- **SUPPLIED INFORMATION**:

# # #

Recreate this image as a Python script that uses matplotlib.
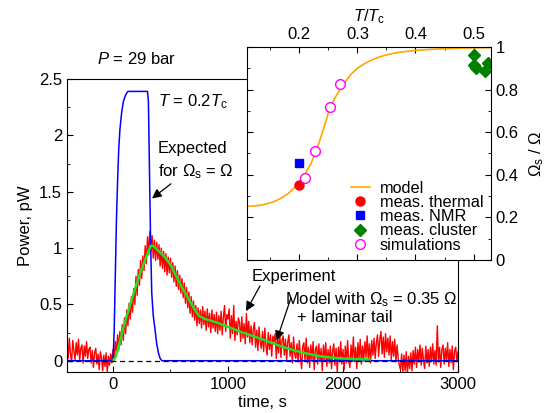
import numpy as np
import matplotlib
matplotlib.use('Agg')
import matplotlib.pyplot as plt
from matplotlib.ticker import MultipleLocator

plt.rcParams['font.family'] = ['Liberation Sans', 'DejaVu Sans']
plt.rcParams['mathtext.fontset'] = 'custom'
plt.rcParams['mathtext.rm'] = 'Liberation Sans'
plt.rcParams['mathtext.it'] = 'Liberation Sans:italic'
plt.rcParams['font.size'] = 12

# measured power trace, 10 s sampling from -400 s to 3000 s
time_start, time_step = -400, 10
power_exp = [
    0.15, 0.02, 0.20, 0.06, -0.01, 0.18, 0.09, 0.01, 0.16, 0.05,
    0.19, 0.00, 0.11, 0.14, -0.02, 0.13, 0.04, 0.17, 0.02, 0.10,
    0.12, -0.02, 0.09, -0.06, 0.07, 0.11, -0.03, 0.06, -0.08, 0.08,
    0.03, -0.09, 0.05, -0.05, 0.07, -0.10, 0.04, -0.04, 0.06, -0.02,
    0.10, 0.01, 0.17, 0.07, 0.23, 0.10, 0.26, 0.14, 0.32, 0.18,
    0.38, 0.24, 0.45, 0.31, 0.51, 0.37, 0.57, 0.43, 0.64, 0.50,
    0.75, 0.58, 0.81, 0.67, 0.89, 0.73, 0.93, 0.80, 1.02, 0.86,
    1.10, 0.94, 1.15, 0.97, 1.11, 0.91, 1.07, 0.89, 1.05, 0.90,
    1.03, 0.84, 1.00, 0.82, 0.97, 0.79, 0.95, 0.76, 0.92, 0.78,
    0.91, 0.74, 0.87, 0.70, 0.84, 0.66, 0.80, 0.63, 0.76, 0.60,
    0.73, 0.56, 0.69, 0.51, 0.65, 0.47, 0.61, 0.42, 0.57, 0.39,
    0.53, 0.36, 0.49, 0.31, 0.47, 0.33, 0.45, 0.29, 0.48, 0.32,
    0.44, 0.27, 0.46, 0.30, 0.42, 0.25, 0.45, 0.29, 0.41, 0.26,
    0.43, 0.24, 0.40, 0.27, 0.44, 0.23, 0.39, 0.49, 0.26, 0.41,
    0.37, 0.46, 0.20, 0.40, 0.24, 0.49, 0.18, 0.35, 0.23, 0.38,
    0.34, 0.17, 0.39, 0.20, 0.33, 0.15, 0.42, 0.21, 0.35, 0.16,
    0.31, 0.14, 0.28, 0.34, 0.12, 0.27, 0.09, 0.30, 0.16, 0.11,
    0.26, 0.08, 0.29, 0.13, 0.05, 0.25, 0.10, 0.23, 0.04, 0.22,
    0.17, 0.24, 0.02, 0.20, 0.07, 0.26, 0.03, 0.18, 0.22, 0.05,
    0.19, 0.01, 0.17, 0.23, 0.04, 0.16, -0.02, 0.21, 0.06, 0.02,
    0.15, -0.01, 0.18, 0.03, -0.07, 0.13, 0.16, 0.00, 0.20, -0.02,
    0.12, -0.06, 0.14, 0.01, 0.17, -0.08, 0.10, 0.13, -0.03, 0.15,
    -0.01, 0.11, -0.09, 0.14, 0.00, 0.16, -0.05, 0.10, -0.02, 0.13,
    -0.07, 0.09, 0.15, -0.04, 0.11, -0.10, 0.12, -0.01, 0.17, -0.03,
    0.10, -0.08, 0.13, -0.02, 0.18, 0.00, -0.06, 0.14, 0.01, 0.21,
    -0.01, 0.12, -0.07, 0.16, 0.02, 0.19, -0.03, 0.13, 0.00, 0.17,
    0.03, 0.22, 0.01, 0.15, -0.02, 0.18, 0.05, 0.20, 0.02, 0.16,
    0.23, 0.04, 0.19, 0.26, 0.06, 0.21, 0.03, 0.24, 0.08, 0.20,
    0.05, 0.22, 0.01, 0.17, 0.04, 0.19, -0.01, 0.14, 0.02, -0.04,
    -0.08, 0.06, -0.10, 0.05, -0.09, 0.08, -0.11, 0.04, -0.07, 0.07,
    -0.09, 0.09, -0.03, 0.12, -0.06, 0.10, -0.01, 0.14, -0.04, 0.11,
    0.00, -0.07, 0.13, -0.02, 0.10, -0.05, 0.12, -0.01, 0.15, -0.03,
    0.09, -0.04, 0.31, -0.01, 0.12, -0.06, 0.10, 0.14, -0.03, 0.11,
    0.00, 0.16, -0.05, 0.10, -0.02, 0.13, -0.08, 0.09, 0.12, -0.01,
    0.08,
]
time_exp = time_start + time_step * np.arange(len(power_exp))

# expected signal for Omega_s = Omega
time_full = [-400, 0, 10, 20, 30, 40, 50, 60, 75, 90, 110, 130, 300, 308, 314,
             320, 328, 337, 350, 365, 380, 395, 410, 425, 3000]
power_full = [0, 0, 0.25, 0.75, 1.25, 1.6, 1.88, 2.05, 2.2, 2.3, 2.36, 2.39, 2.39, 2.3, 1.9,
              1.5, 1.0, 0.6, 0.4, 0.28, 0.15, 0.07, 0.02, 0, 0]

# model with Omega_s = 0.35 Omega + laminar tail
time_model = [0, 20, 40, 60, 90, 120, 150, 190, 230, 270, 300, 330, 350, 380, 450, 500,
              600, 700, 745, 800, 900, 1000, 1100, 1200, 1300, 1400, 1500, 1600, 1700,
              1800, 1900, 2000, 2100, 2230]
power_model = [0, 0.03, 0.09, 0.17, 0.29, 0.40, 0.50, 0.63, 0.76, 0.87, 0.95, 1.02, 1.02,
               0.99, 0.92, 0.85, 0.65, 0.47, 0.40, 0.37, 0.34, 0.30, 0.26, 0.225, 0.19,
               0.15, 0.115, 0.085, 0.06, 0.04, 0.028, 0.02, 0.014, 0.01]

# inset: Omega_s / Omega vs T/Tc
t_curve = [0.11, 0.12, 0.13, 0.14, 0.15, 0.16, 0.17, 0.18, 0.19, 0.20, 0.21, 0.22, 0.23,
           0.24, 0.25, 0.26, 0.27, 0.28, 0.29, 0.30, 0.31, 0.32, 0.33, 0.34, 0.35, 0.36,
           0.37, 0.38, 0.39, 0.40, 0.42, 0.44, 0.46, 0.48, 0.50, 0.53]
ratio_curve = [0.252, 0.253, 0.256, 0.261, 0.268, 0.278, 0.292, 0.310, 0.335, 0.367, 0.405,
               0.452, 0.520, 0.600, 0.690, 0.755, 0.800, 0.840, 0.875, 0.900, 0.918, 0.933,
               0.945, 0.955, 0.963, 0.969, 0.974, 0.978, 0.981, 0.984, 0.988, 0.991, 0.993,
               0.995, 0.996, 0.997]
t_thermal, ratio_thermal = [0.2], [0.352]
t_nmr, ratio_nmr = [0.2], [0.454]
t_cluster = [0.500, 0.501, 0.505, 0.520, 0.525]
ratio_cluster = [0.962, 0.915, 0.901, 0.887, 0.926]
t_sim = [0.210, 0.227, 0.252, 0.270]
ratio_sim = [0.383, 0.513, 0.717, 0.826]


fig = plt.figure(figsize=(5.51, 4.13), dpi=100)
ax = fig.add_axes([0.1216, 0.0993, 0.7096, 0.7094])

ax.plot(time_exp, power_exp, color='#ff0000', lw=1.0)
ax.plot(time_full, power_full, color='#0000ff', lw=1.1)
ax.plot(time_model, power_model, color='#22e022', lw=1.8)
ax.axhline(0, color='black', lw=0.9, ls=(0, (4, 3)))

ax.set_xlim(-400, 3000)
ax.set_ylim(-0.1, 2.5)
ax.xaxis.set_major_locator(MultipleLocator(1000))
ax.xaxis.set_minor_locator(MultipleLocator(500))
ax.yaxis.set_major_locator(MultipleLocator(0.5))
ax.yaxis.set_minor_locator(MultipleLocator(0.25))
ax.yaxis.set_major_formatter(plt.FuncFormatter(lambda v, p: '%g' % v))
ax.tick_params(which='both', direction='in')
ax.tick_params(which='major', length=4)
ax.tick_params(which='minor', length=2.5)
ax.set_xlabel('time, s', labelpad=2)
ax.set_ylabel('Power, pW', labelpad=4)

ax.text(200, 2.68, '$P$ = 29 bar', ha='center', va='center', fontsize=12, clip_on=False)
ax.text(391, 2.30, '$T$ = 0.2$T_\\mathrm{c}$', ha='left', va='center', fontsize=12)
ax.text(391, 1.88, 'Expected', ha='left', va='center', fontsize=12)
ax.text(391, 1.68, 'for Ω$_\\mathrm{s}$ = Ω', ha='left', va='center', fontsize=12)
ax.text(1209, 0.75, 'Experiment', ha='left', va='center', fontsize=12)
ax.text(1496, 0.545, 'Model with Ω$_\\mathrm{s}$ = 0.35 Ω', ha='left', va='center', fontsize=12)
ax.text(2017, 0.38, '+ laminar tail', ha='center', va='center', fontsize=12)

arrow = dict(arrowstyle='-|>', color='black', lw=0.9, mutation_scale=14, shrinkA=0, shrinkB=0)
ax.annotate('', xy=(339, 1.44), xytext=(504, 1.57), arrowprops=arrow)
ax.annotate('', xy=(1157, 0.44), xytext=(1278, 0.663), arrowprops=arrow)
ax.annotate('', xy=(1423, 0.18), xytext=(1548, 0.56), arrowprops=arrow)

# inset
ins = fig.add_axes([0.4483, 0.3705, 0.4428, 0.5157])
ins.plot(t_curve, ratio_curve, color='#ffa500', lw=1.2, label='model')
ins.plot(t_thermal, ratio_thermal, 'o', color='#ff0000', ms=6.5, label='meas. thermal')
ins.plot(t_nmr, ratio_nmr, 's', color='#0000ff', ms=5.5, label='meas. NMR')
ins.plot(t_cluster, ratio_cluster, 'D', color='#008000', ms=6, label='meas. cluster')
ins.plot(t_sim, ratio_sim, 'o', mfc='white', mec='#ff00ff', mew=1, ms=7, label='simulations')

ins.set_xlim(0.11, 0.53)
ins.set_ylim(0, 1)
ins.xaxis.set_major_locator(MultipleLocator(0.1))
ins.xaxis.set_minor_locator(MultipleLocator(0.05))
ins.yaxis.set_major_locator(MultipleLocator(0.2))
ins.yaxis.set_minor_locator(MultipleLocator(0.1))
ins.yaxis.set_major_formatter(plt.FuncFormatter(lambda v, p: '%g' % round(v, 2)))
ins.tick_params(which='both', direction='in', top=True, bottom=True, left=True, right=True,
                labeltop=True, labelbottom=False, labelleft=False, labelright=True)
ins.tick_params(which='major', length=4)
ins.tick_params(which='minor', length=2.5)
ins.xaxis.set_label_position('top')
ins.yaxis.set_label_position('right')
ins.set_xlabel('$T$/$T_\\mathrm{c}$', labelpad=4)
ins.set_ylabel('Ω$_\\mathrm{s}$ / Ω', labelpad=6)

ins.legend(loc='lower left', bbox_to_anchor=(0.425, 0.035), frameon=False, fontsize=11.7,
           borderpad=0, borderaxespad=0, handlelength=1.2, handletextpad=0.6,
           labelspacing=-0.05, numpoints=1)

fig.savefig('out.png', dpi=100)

# # #

- **THE PROBLEM**: Output exactly the span of lines from the top of the listing through the line holding "plt.rcParams['font.size'] = 12", and leave every picture out.

- **RESULT FOR THIS EXERCISE**:
Recreate this image as a Python script that uses matplotlib.
import numpy as np
import matplotlib
matplotlib.use('Agg')
import matplotlib.pyplot as plt
from matplotlib.ticker import MultipleLocator

plt.rcParams['font.family'] = ['Liberation Sans', 'DejaVu Sans']
plt.rcParams['mathtext.fontset'] = 'custom'
plt.rcParams['mathtext.rm'] = 'Liberation Sans'
plt.rcParams['mathtext.it'] = 'Liberation Sans:italic'
plt.rcParams['font.size'] = 12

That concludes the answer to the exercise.